From the Sun’s lead editorial yesterday:

Lower taxes, however, don’t have to mean a lower quality of life in the city or the state. First of all, there is plenty of waste to be cut, no matter what the politicians say. And second, cutting taxes–especially in an overtaxed state like New York, which loses business and residents to nearby, lower-tax states–can spark growth, increasing government revenues in the medium term. [New York Sun, 4/25/03]
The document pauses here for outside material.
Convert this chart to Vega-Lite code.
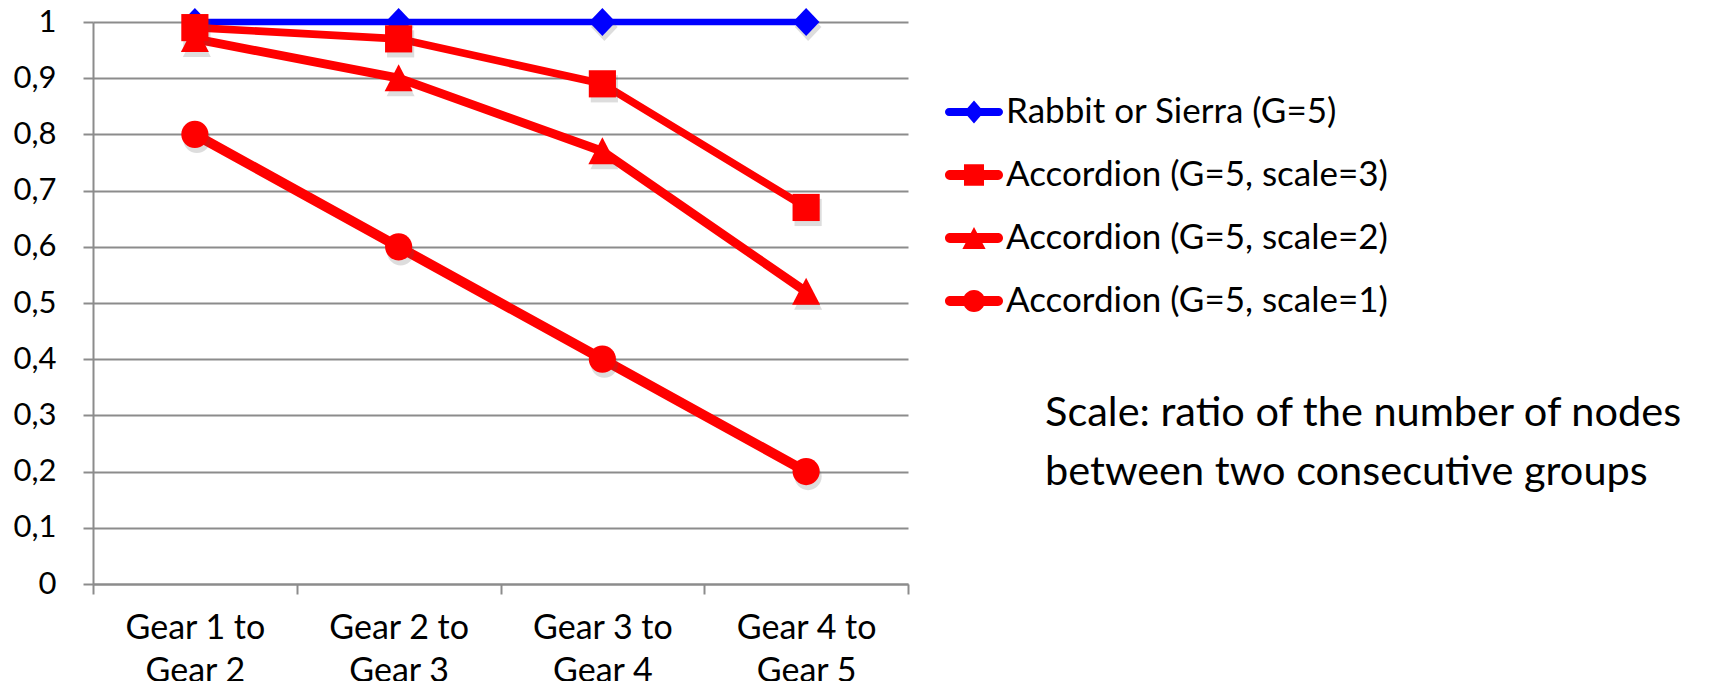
{
  "$schema": "https://vega.github.io/schema/vega-lite/v6.json",
  "width": 815,
  "height": 562,
  "autosize": {"type": "none"},
  "padding": {"left": 93, "top": 22, "right": 827, "bottom": 97},
  "background": "white",
  "config": {
    "font": "Lato",
    "view": {"stroke": null},
    "axis": {"labelFont": "Lato", "labelColor": "#000000"}
  },
  "title": {
    "text": ["Scale: ratio of the number of nodes", "between two consecutive groups"],
    "orient": "top",
    "anchor": "start",
    "frame": "group",
    "align": "left",
    "baseline": "alphabetic",
    "offset": 0,
    "dx": 952,
    "dy": 520,
    "font": "Lato",
    "fontSize": 41.5,
    "fontWeight": "normal",
    "color": "#000000",
    "lineHeight": 59
  },
  "data": {
    "values": [
      {"gear": "Gear 1 to Gear 2", "series": "Rabbit or Sierra (G=5)", "value": 1},
      {"gear": "Gear 2 to Gear 3", "series": "Rabbit or Sierra (G=5)", "value": 1},
      {"gear": "Gear 3 to Gear 4", "series": "Rabbit or Sierra (G=5)", "value": 1},
      {"gear": "Gear 4 to Gear 5", "series": "Rabbit or Sierra (G=5)", "value": 1},
      {"gear": "Gear 1 to Gear 2", "series": "Accordion (G=5, scale=3)", "value": 0.99},
      {"gear": "Gear 2 to Gear 3", "series": "Accordion (G=5, scale=3)", "value": 0.97},
      {"gear": "Gear 3 to Gear 4", "series": "Accordion (G=5, scale=3)", "value": 0.89},
      {"gear": "Gear 4 to Gear 5", "series": "Accordion (G=5, scale=3)", "value": 0.67},
      {"gear": "Gear 1 to Gear 2", "series": "Accordion (G=5, scale=2)", "value": 0.97},
      {"gear": "Gear 2 to Gear 3", "series": "Accordion (G=5, scale=2)", "value": 0.9},
      {"gear": "Gear 3 to Gear 4", "series": "Accordion (G=5, scale=2)", "value": 0.77},
      {"gear": "Gear 4 to Gear 5", "series": "Accordion (G=5, scale=2)", "value": 0.52},
      {"gear": "Gear 1 to Gear 2", "series": "Accordion (G=5, scale=1)", "value": 0.8},
      {"gear": "Gear 2 to Gear 3", "series": "Accordion (G=5, scale=1)", "value": 0.6},
      {"gear": "Gear 3 to Gear 4", "series": "Accordion (G=5, scale=1)", "value": 0.4},
      {"gear": "Gear 4 to Gear 5", "series": "Accordion (G=5, scale=1)", "value": 0.2}
    ]
  },
  "encoding": {
    "x": {
      "field": "gear",
      "type": "nominal",
      "sort": null,
      "scale": {"paddingInner": 0, "paddingOuter": 0},
      "axis": {
        "title": null,
        "labelAngle": 0,
        "labelFontSize": 34,
        "labelLineHeight": 43,
        "labelPadding": 17,
        "labelExpr": "[slice(datum.label, 0, 9), slice(datum.label, 10)]",
        "tickBand": "extent",
        "tickSize": 10,
        "tickColor": "#8c8c8c",
        "tickWidth": 2,
        "domainColor": "#8c8c8c",
        "domainWidth": 2,
        "grid": false
      }
    },
    "y": {
      "field": "value",
      "type": "quantitative",
      "scale": {"domain": [0, 1], "nice": false},
      "axis": {
        "title": null,
        "values": [0, 0.1, 0.2, 0.3, 0.4, 0.5, 0.6, 0.7, 0.8, 0.9, 1],
        "labelExpr": "replace(format(datum.value, '.1~f'), '.', ',')",
        "labelFontSize": 31,
        "labelPadding": 27,
        "tickSize": 10,
        "tickColor": "#8c8c8c",
        "tickWidth": 2,
        "domainColor": "#8c8c8c",
        "domainWidth": 2,
        "grid": true,
        "gridColor": "#8c8c8c",
        "gridWidth": 2
      }
    }
  },
  "layer": [
    {
      "mark": {"type": "line", "strokeCap": "round", "strokeJoin": "round"},
      "encoding": {
        "color": {
          "field": "series",
          "type": "nominal",
          "scale": {
            "domain": ["Rabbit or Sierra (G=5)", "Accordion (G=5, scale=3)", "Accordion (G=5, scale=2)", "Accordion (G=5, scale=1)"],
            "range": ["#0000ff", "#ff0000", "#ff0000", "#ff0000"]
          },
          "legend": null
        },
        "strokeWidth": {
          "field": "series",
          "type": "nominal",
          "scale": {
            "domain": ["Rabbit or Sierra (G=5)", "Accordion (G=5, scale=3)", "Accordion (G=5, scale=2)", "Accordion (G=5, scale=1)"],
            "range": [6.5, 10, 10, 10]
          },
          "legend": null
        }
      }
    },
    {
      "mark": {"type": "point", "filled": true, "size": 784, "color": "#555555", "opacity": 0.2, "xOffset": 2, "yOffset": 5},
      "encoding": {
        "shape": {
          "field": "series",
          "type": "nominal",
          "scale": {
            "domain": ["Rabbit or Sierra (G=5)", "Accordion (G=5, scale=3)", "Accordion (G=5, scale=2)", "Accordion (G=5, scale=1)"],
            "range": [
              "M0,-1L0.95,0L0,1L-0.95,0Z",
              "M-0.97,-0.97H0.97V0.97H-0.97Z",
              "M0,-1L1,0.93L-1,0.93Z",
              "M-0.97,0A0.97,0.97 0 1 1 0.97,0A0.97,0.97 0 1 1 -0.97,0Z"
            ]
          },
          "legend": null
        }
      }
    },
    {
      "mark": {"type": "point", "filled": true, "size": 784, "opacity": 1},
      "encoding": {
        "color": {
          "field": "series",
          "type": "nominal",
          "scale": {
            "domain": ["Rabbit or Sierra (G=5)", "Accordion (G=5, scale=3)", "Accordion (G=5, scale=2)", "Accordion (G=5, scale=1)"],
            "range": ["#0000ff", "#ff0000", "#ff0000", "#ff0000"]
          },
          "legend": null
        },
        "shape": {
          "field": "series",
          "type": "nominal",
          "scale": {
            "domain": ["Rabbit or Sierra (G=5)", "Accordion (G=5, scale=3)", "Accordion (G=5, scale=2)", "Accordion (G=5, scale=1)"],
            "range": [
              "M0,-1L0.95,0L0,1L-0.95,0Z",
              "M-0.97,-0.97H0.97V0.97H-0.97Z",
              "M0,-1L1,0.93L-1,0.93Z",
              "M-0.97,0A0.97,0.97 0 1 1 0.97,0A0.97,0.97 0 1 1 -0.97,0Z"
            ]
          },
          "legend": null
        }
      }
    },
    {
      "mark": {"type": "point", "filled": true, "size": 784, "opacity": 0},
      "encoding": {
        "color": {
          "field": "series",
          "type": "nominal",
          "scale": {
            "domain": ["Rabbit or Sierra (G=5)", "Accordion (G=5, scale=3)", "Accordion (G=5, scale=2)", "Accordion (G=5, scale=1)"],
            "range": ["#0000ff", "#ff0000", "#ff0000", "#ff0000"]
          },
          "legend": {
            "title": null,
            "orient": "none",
            "legendX": 852,
            "legendY": 61,
            "symbolSize": 3364,
            "symbolOpacity": 1,
            "symbolStrokeWidth": 0,
            "labelFont": "Lato",
            "labelFontSize": 35,
            "labelColor": "#000000",
            "labelOffset": 3,
            "labelLimit": 700,
            "rowPadding": 16,
            "padding": 0
          }
        },
        "shape": {
          "field": "series",
          "type": "nominal",
          "scale": {
            "domain": ["Rabbit or Sierra (G=5)", "Accordion (G=5, scale=3)", "Accordion (G=5, scale=2)", "Accordion (G=5, scale=1)"],
            "range": [
              "M-0.86,-0.14H0.86A0.14,0.14 0 0 1 0.86,0.14H-0.86A0.14,0.14 0 0 1 -0.86,-0.14ZM0,-0.4L0.345,0L0,0.4L-0.345,0Z",
              "M-0.83,-0.17H0.83A0.17,0.17 0 0 1 0.83,0.17H-0.83A0.17,0.17 0 0 1 -0.83,-0.17ZM-0.345,-0.37H0.345V0.37H-0.345Z",
              "M-0.83,-0.17H0.83A0.17,0.17 0 0 1 0.83,0.17H-0.83A0.17,0.17 0 0 1 -0.83,-0.17ZM0,-0.38L0.4,0.38L-0.4,0.38Z",
              "M-0.83,-0.17H0.83A0.17,0.17 0 0 1 0.83,0.17H-0.83A0.17,0.17 0 0 1 -0.83,-0.17ZM-0.38,0A0.38,0.38 0 1 1 0.38,0A0.38,0.38 0 1 1 -0.38,0Z"
            ]
          },
          "legend": {
            "title": null,
            "orient": "none",
            "legendX": 852,
            "legendY": 61,
            "symbolSize": 3364,
            "symbolOpacity": 1,
            "symbolStrokeWidth": 0,
            "labelFont": "Lato",
            "labelFontSize": 35,
            "labelColor": "#000000",
            "labelOffset": 3,
            "labelLimit": 700,
            "rowPadding": 16,
            "padding": 0
          }
        }
      }
    }
  ],
  "resolve": {
    "scale": {"shape": "independent", "color": "independent", "strokeWidth": "independent"},
    "legend": {"shape": "independent", "color": "independent"}
  }
}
How about the much more fundamental issue that it’s not the government’s role to be doing all the things that it’s doing, that the ones that provide value should be privatized and the rest abolished? It’s not a matter of “waste,” it’s a matter of understanding and insisting on the proper role of government. But that would require defending one’s proposals in terms of principles–which apparently even the Sun has become reluctant to do. Here’s another one:

Robert L. Bartley, editor emeritus of the Wall Street Journal, reassesses the Scopes trial of 1925 and its legacy. In an evening of “Documentary, Dessert & Discussion,” Mr. Bartley will discuss “Fundamentalists and Other Bogey Men.” …”Bryan had a point,” said Mr. Bartley, a Minnesota native, outlining various aspects of the case. “And I don’t think it’s inappropriate for a legislature to decide how public moneys are spent. That includes the right to make mistakes.” [New York Sun, 4/25/03]
What Bartley is saying is that the legislature has the authority to fund false teachings based on religion, and that the courts have no right to say anything about it. (Apparently the legislature’s illegitimate power to fund education at all is never called into question.) Here once again is the conservatives’ morally empty majoritarianism. And another:

Sir John Templeton will be honored by the William E. Simon Foundation as the third recipient of its annual Prize in Philanthropic Leadership. Sir John is a pioneering businessman who founded some of the world’s most successful international investment funds….Through the Radnor, Pa.-based John Templeton Foundation, Sir John created the world’s richest award, The Templeton Prize for Progress Toward Research and Discoveries about Spiritual Realities, believing an award should be given on par at least with Nobel Prizes. Mother Teresa received the first prize; other laureates have included Reverend Billy Graham, Russian Alexander Solzhenitsyn, author of “Gulag Archipelago,” and Freeman Dyson, professor emeritus at the Institute for Advanced Study at Princeton. The 2003 year Templeton Prize went to Holmes Rolston III, a professor of philosophy at Colorado State University who helped establish the field of environmental ethics…. [New York Sun, 4/25/03]
But then, it’s really not a surprise to learn that conservatives are mystics and altruists, is it?